Bob Gazzale, who presides over the AFI, always chooses an elder statesman to make a closing speech, and hit a bull’s-eye when he persuaded Kirk Douglas to come and speak about Spartacus and his employment of the long-blacklisted Dalton Trumbo. As in every public appearance I’ve witnessed in recent years, the hearty nonagenarian had the audience eating from the palm of his hand.
Finally, on Saturday night I served as master of ceremonies for the Los Angeles Film Critics Association awards dinner. I enjoy this task, so when our current president, Brent Simon, asked if I’d be willing I didn’t hesitate. Where else do I get to spring wisecracks on a tony industry crowd and share a stage with the best and the brightest in our field?

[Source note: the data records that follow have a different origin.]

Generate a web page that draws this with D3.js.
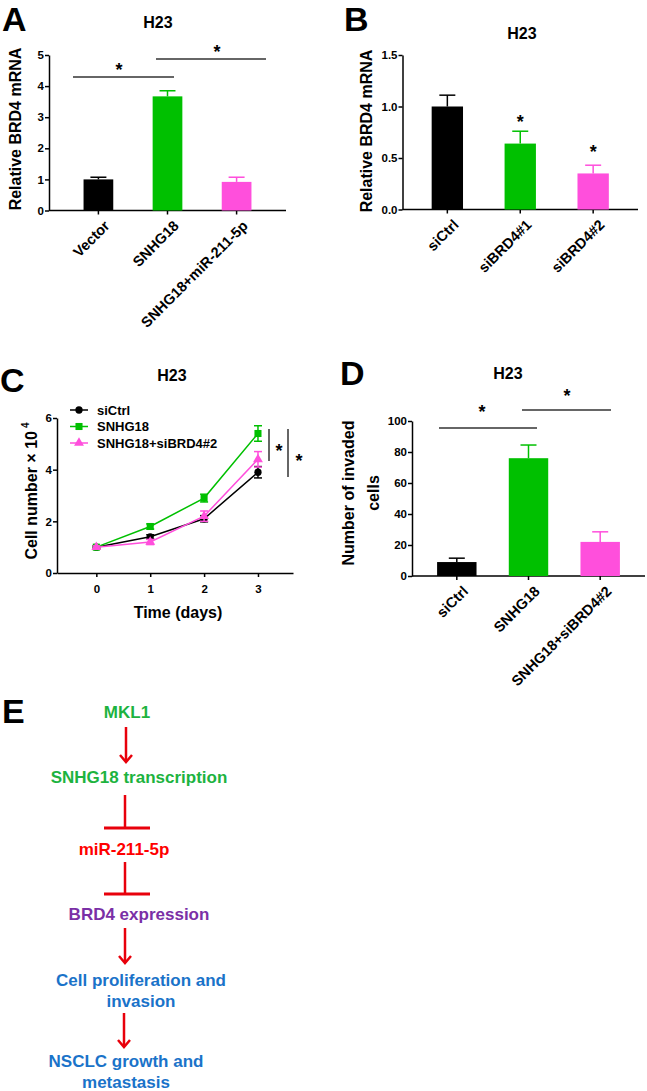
<!DOCTYPE html>
<html><head><meta charset="utf-8">
<script src="https://cdn.jsdelivr.net/npm/d3@7"></script>
<style>
html,body{margin:0;padding:0;background:#fff;}
svg text{font-family:Arial,"Liberation Sans",sans-serif;font-weight:bold;}
</style></head>
<body>
<svg id="c" width="647" height="1091"></svg>
<script>
// ---------- DATA ----------
const aCategories = ["Vector", "SNHG18", "SNHG18+miR-211-5p"];
const aValues = [1.0, 3.67, 0.92];
const aErrors = [0.07, 0.18, 0.15];
const aTicks = [0, 1, 2, 3, 4, 5];

const bCategories = ["siCtrl", "siBRD4#1", "siBRD4#2"];
const bValues = [1.0, 0.64, 0.35];
const bErrors = [0.11, 0.12, 0.08];
const bTicks = [0.0, 0.5, 1.0, 1.5];

const cDays = [0, 1, 2, 3];
const cSeriesNames = ["siCtrl", "SNHG18", "SNHG18+siBRD4#2"];
const cSiCtrl = [1.0, 1.4, 2.1, 3.9];
const cSiCtrlErr = [0.05, 0.08, 0.12, 0.22];
const cSNHG18 = [1.0, 1.8, 2.9, 5.4];
const cSNHG18Err = [0.05, 0.1, 0.15, 0.3];
const cSiBRD4 = [1.0, 1.2, 2.2, 4.4];
const cSiBRD4Err = [0.05, 0.1, 0.2, 0.3];
const cTicksY = [0, 2, 4, 6];

const dCategories = ["siCtrl", "SNHG18", "SNHG18+siBRD4#2"];
const dValues = [9, 76, 22];
const dErrors = [2.5, 8.5, 6.5];
const dTicks = [0, 20, 40, 60, 80, 100];

const eNodes = ["MKL1", "SNHG18 transcription", "miR-211-5p", "BRD4 expression", "Cell proliferation and|invasion", "NSCLC growth and|metastasis"];
const eLinks = ["arrow", "inhibit", "inhibit", "arrow", "arrow"];

// ---------- STYLE ----------
const barColors = ["#000000", "#00c000", "#ff4fdc"];
const eColors = ["#1db33f", "#1db33f", "#ff0000", "#7a2fa6", "#1a73c9", "#1a73c9"];
const FONT = "Arial,'Liberation Sans',sans-serif";
const svg = d3.select("#c");

function panelLabel(t, x, y) {
  svg.append("text").attr("x", x).attr("y", y).attr("font-size", 34).text(t);
}
function title(x, y) {
  svg.append("text").attr("x", x).attr("y", y).attr("font-size", 16).attr("text-anchor", "middle").text("H23");
}
function star(x, y) {
  svg.append("text").attr("x", x).attr("y", y).attr("font-size", 18).attr("text-anchor", "middle").text("*");
}
function styleAxis(a) {
  a.selectAll("path,line").attr("stroke", "#000").attr("stroke-width", 1.5);
  a.selectAll("text").attr("font-size", 11.5).attr("font-family", FONT).attr("font-weight", "bold").attr("fill", "#000");
}

function barPanel(o) {
  const g = svg.append("g");
  const y = d3.scaleLinear().domain(o.domain).range([o.y0, o.y1]);
  const x = d3.scaleBand().domain(o.cats).range([o.x0, o.x1]).paddingInner(o.pad).paddingOuter(o.padOuter);
  const yAxis = d3.axisLeft(y).tickValues(o.ticks).tickFormat(o.fmt).tickSize(4).tickSizeOuter(0);
  const ya = g.append("g").attr("transform", `translate(${o.x0},0)`).call(yAxis);
  const xAxis = d3.axisBottom(x).tickSize(4).tickSizeOuter(0).tickFormat("");
  const xa = g.append("g").attr("transform", `translate(0,${o.y0})`).call(xAxis);
  xa.select(".domain").attr("d", `M${o.x0},0H${o.xEnd}`);
  styleAxis(ya); styleAxis(xa);
  ya.selectAll("text").attr("dx", 2);
  g.selectAll("rect.bar").data(o.vals).enter().append("rect")
    .attr("x", (d, i) => x(o.cats[i])).attr("width", x.bandwidth())
    .attr("y", d => y(d)).attr("height", d => o.y0 - y(d))
    .attr("fill", (d, i) => barColors[i]);
  o.vals.forEach((v, i) => {
    const cx = x(o.cats[i]) + x.bandwidth() / 2;
    g.append("line").attr("x1", cx).attr("x2", cx).attr("y1", y(v)).attr("y2", y(v + o.errs[i])).attr("stroke", barColors[i]).attr("stroke-width", 1.5);
    g.append("line").attr("x1", cx - 8).attr("x2", cx + 8).attr("y1", y(v + o.errs[i])).attr("y2", y(v + o.errs[i])).attr("stroke", barColors[i]).attr("stroke-width", 1.5);
  });
  o.cats.forEach((c, i) => {
    const cx = x(c) + x.bandwidth() / 2;
    g.append("text").attr("transform", `translate(${cx + 5},${o.y0 + 9}) rotate(-45)`)
      .attr("text-anchor", "end").attr("dy", "0.7em").attr("font-size", 14.5).text(c);
  });
  const lab = g.append("text").attr("transform", `translate(${o.labX},${o.labY}) rotate(-90)`).attr("text-anchor", "middle").attr("font-size", 16);
  o.label.forEach((l, i) => lab.append("tspan").attr("x", 0).attr("dy", i === 0 ? 0 : 25).text(l));
  return { x, y };
}

// ---------- PANEL A ----------
panelLabel("A", 2, 31);
title(158, 28);
const A = barPanel({ cats: aCategories, vals: aValues, errs: aErrors, ticks: aTicks, domain: [0, 5], fmt: d3.format("d"),
  x0: 49, x1: 286, xEnd: 286, y0: 210.5, y1: 55, pad: 0.57, padOuter: 0.5, labX: 21, labY: 129, label: ["Relative BRD4 mRNA"] });
function sigH(x1, x2, y, sx, sy) {
  svg.append("line").attr("x1", x1).attr("x2", x2).attr("y1", y).attr("y2", y).attr("stroke", "#333").attr("stroke-width", 1.5);
  star(sx, sy);
}
sigH(73, 174, 77, 119, 76);
sigH(156, 266, 59, 217, 58);

// ---------- PANEL B ----------
panelLabel("B", 344, 31);
title(522, 39);
const B = barPanel({ cats: bCategories, vals: bValues, errs: bErrors, ticks: bTicks, domain: [0, 1.5], fmt: d3.format(".1f"),
  x0: 402.5, x1: 638, xEnd: 638, y0: 209.5, y1: 55, pad: 0.57, padOuter: 0.4, labX: 372, labY: 131, label: ["Relative BRD4 mRNA"] });
star(B.x("siBRD4#1") + B.x.bandwidth() / 2, B.y(bValues[1] + bErrors[1]) - 3);
star(B.x("siBRD4#2") + B.x.bandwidth() / 2, B.y(bValues[2] + bErrors[2]) - 7);

// ---------- PANEL C ----------
panelLabel("C", 0, 392);
title(172, 381);
(function () {
  const g = svg.append("g");
  const x = d3.scaleLinear().domain([-0.73, 3.65]).range([57, 293]);
  const y = d3.scaleLinear().domain([0, 6]).range([573, 418]);
  const ya = g.append("g").attr("transform", "translate(57,0)").call(d3.axisLeft(y).tickValues(cTicksY).tickFormat(d3.format("d")).tickSize(4).tickSizeOuter(0));
  const xa = g.append("g").attr("transform", "translate(0,573)").call(d3.axisBottom(x).tickValues(cDays).tickFormat(d3.format("d")).tickSize(4).tickSizeOuter(0));
  styleAxis(ya); styleAxis(xa);
  ya.selectAll("text").attr("dx", 2);
  xa.selectAll("text").attr("dy", "1.1em");
  const series = [
    { name: cSeriesNames[0], v: cSiCtrl, e: cSiCtrlErr, c: "#000000", s: d3.symbolCircle, size: 42 },
    { name: cSeriesNames[1], v: cSNHG18, e: cSNHG18Err, c: "#00c000", s: d3.symbolSquare, size: 50 },
    { name: cSeriesNames[2], v: cSiBRD4, e: cSiBRD4Err, c: "#ff4fdc", s: d3.symbolTriangle, size: 42 }
  ];
  const line = d3.line().x((d, i) => x(cDays[i])).y(d => y(d));
  series.forEach(s => {
    g.append("path").attr("d", line(s.v)).attr("fill", "none").attr("stroke", s.c).attr("stroke-width", 1.5);
    s.v.forEach((v, i) => {
      const cx = x(cDays[i]);
      g.append("line").attr("x1", cx).attr("x2", cx).attr("y1", y(v - s.e[i])).attr("y2", y(v + s.e[i])).attr("stroke", s.c).attr("stroke-width", 1.5);
      [v - s.e[i], v + s.e[i]].forEach(ev => g.append("line").attr("x1", cx - 4).attr("x2", cx + 4).attr("y1", y(ev)).attr("y2", y(ev)).attr("stroke", s.c).attr("stroke-width", 1.5));
      g.append("path").attr("d", d3.symbol(s.s, s.size)()).attr("transform", `translate(${cx},${y(v)})`).attr("fill", s.c);
    });
  });
  // legend
  series.forEach((s, i) => {
    const ly = 410 + i * 16.5;
    g.append("line").attr("x1", 70).attr("x2", 88).attr("y1", ly).attr("y2", ly).attr("stroke", s.c).attr("stroke-width", 1.5);
    g.append("path").attr("d", d3.symbol(s.s, s.size)()).attr("transform", `translate(79,${ly})`).attr("fill", s.c);
    g.append("text").attr("x", 97).attr("y", ly + 4.5).attr("font-size", 13).text(s.name);
  });
  // significance
  g.append("line").attr("x1", 269).attr("x2", 269).attr("y1", 429).attr("y2", 461).attr("stroke", "#333").attr("stroke-width", 1.5);
  star(279, 457);
  g.append("line").attr("x1", 288).attr("x2", 288).attr("y1", 429).attr("y2", 477).attr("stroke", "#333").attr("stroke-width", 1.5);
  star(299, 467);
  // labels
  const yl = g.append("text").attr("transform", "translate(37,491) rotate(-90)").attr("text-anchor", "middle").attr("font-size", 16);
  yl.append("tspan").text("Cell number × 10");
  yl.append("tspan").attr("font-size", 10).attr("dy", -8).attr("dx", 3).text("4");
  g.append("text").attr("x", 178).attr("y", 618).attr("text-anchor", "middle").attr("font-size", 16).text("Time (days)");
})();

// ---------- PANEL D ----------
panelLabel("D", 340, 385);
title(508, 379);
const D = barPanel({ cats: dCategories, vals: dValues, errs: dErrors, ticks: dTicks, domain: [0, 100], fmt: d3.format("d"),
  x0: 412, x1: 645, xEnd: 645, y0: 576, y1: 421, pad: 0.45, padOuter: 0.35, labX: 354, labY: 493, label: ["Number of invaded", "cells"] });
sigH(439, 537, 428, 482, 418);
sigH(522, 611, 410, 567, 402);

// ---------- PANEL E ----------
panelLabel("E", 2, 723);
(function () {
  const g = svg.append("g");
  const nodeY = [712, 777, 849, 914, 980, 1061];
  const nodeX = [127, 139, 124, 139, 141, 126];
  eNodes.forEach((n, i) => {
    const t = g.append("text").attr("x", nodeX[i]).attr("y", nodeY[i] + 6).attr("text-anchor", "middle").attr("font-size", 17).attr("fill", eColors[i]);
    n.split("|").forEach((p, j) => t.append("tspan").attr("x", nodeX[i]).attr("dy", j === 0 ? 0 : 20.5).text(p));
  });
  const linkX = [126, 125, 125, 125, 124];
  const linkY = [[727, 762], [795, 828], [862, 894], [928, 963], [1013, 1047]];
  const red = "#e8000b";
  eLinks.forEach((l, i) => {
    const [y1, y2] = linkY[i], lx = linkX[i];
    g.append("line").attr("x1", lx).attr("x2", lx).attr("y1", y1).attr("y2", y2 - (l === "arrow" ? 1 : 0)).attr("stroke", red).attr("stroke-width", 2.5);
    if (l === "arrow") {
      g.append("path").attr("d", `M${lx - 6},${y2 - 7}L${lx},${y2}L${lx + 6},${y2 - 7}`).attr("fill", "none").attr("stroke", red).attr("stroke-width", 2.5);
    } else {
      g.append("line").attr("x1", lx - 21).attr("x2", lx + 25).attr("y1", y2).attr("y2", y2).attr("stroke", red).attr("stroke-width", 3);
    }
  });
})();
</script>
</body></html>
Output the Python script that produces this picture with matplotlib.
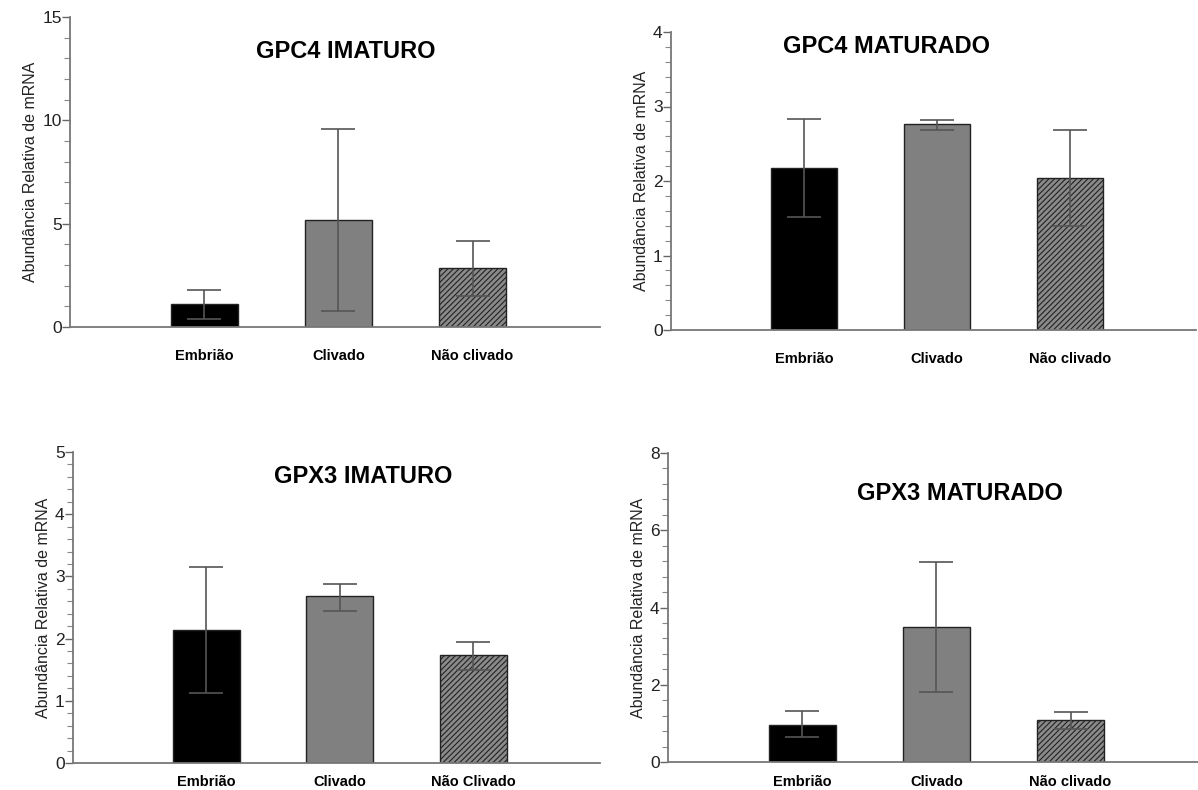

This was the second time in a week that I heard the Australian actress Jacki Weaver accept a (well-deserved) award for her canny performance in Animal Kingdom, and once again she gave a terrifically funny speech. I hope some smart American producers are cooking up projects for her so we can see more of this treasured Aussie.
Olivier Assayas is the latest in a long line of French filmmakers who started out writing for Cahiers du Cinema, and he was eloquent in his acceptance of our Best Foreign Film award—for the second year in a row. Last year it was for the moving and profound family drama Summer Hours; this year it was for the riveting miniseries Carlos, starring another foreigner who ought to find more work on these shores, the brilliant Argentinian actor Carlos Ramirez.
The centerpiece of our evening was a career tribute to the great Paul Mazursky, whom his friend Mel Brooks referred to as “our Bergman, our Fellini.” We could certainly use the kind of humanist comedies and dramas he co-wrote and directed so successfully in the 1960s, 70s, and 80s, but Hollywood has passed him by, sad to say, in favor the new kids on the block. But Mazursky’s reputation is secure, and two longtime friends came to literally sing his praises as a musical surprise at the beginning of the night: Jackie DeShannon and Kris Kristofferson (who costarred in Mazursky’s Blume in Love).
A package of film clips reminded us all that he is the only man alive who acted for Stanley Kubrick and directed Woody Allen, John Cassavetes, and Federico Fellini. That’s an achievement that will stand forever, along with all the wonderful movies he’s given us.
Are there too many award shows? Sure there are. I can’t imagine what it’s like for the people who have to attend each and every one, packed so closely together. But for me, being a part of these three was a treat.